A kitchen island is the most versatile element in the room. A large one acts as a focal point while a smaller, cart-like design works as an accent piece. It separates the cook from people hanging out in the kitchen, while still allowing everyone to interact. When the kids aren’t doing homework on it, the countertop serves as a place to dump groceries. Nassau Suffolk Lumber & Supply’s Cecile Cote, based in Bohemia, addresses the functionality and aesthetics of islands and how to create the proper space.
Pulse: How do I design an island?
Cecile Cote: Well, what do you want to use the island for? If it’s for food prep, it should be counter height [36 inches], a rectangular shape and the standard size is at least 4 feet long and 2 feet deep, with a little bit of overhang. If you want seating, then you need 15 inches of overhang for legroom (or 12 if you’re struggling for space), so you’d use a 36- or 39-inch-wide countertop—that’s 24 inches for the base cabinet plus the overhang.

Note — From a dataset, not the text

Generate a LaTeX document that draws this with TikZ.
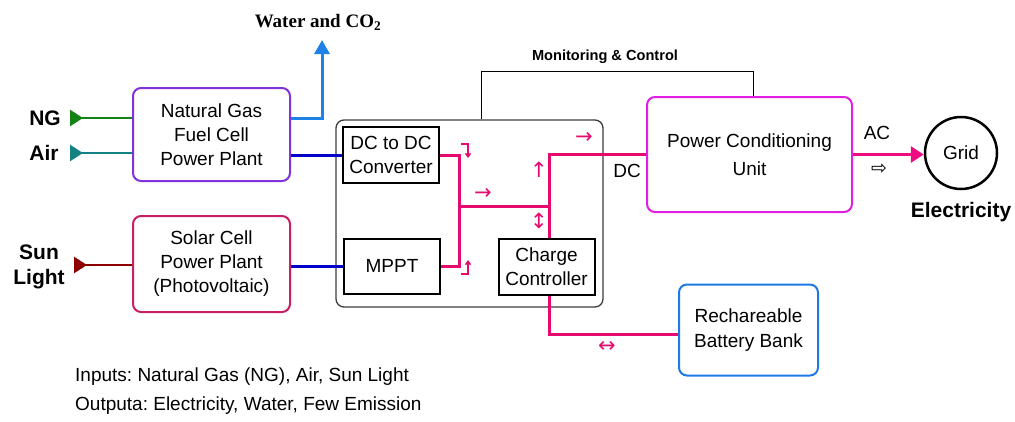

Pulse: What if I want to entertain in a tighter space?
CC: For a small space, I’d reduce the depth of the cabinets. The standard depth of a base/island cabinet is 24 inches, but if you’re just constructing a bar island to stand at, use an 18- to 21-inch base at 42-inches [standard bar height]. It’s basically for party guests to hang out, but still allows some storage underneath.
Pulse: What about materials for the top?
CC: Most of the time you use the same material for the island as you do for the countertop. Some people choose a wooden butcher-block top for a rustic look. For baking purposes, choose marble. It’s a cooler surface, though it is more porous than granite or quartz. Also, with the marble top or butcher block, it is a contrast and makes the island pop as an accent piece. If you have quartz countertops, a butcher block can offset the all-stone look. [Find out about engineered stone and concrete counters in our Renovations column on page 84].
Pulse: How can you make the island more versatile?
CC: By using two levels [at 36 and 42 inches]. This blocks off the kitchen/prep part from the entertaining part. Sometimes people put sinks or cooktops in the island too, and don’t want them to be at the same level as the space where people hang out. We sometimes put outlets for appliances and add prep sinks, which is good for two cooks.
Pulse: How about adding style?
CC: Painted wood lends itself to a country-style look, but a natural cherry or similar wood stain will also work. For a contemporary look, use drawer bases with big, wide drawers and long wire handles, as opposed to doors. Don’t use raised panels, use more of a slab or flat front on the drawers and doors; you don’t want a lot of detail or molding, it’s more of a straight-line look. For a traditional look, you’d have a raised panel and a mixture of doors and drawers.
36 inches is the minimal distance to have between any surface and the kitchen island, though 42 inches is the ideal. Don’t have adequate space? Build an island on locking caster wheels so it can be moved when not in use.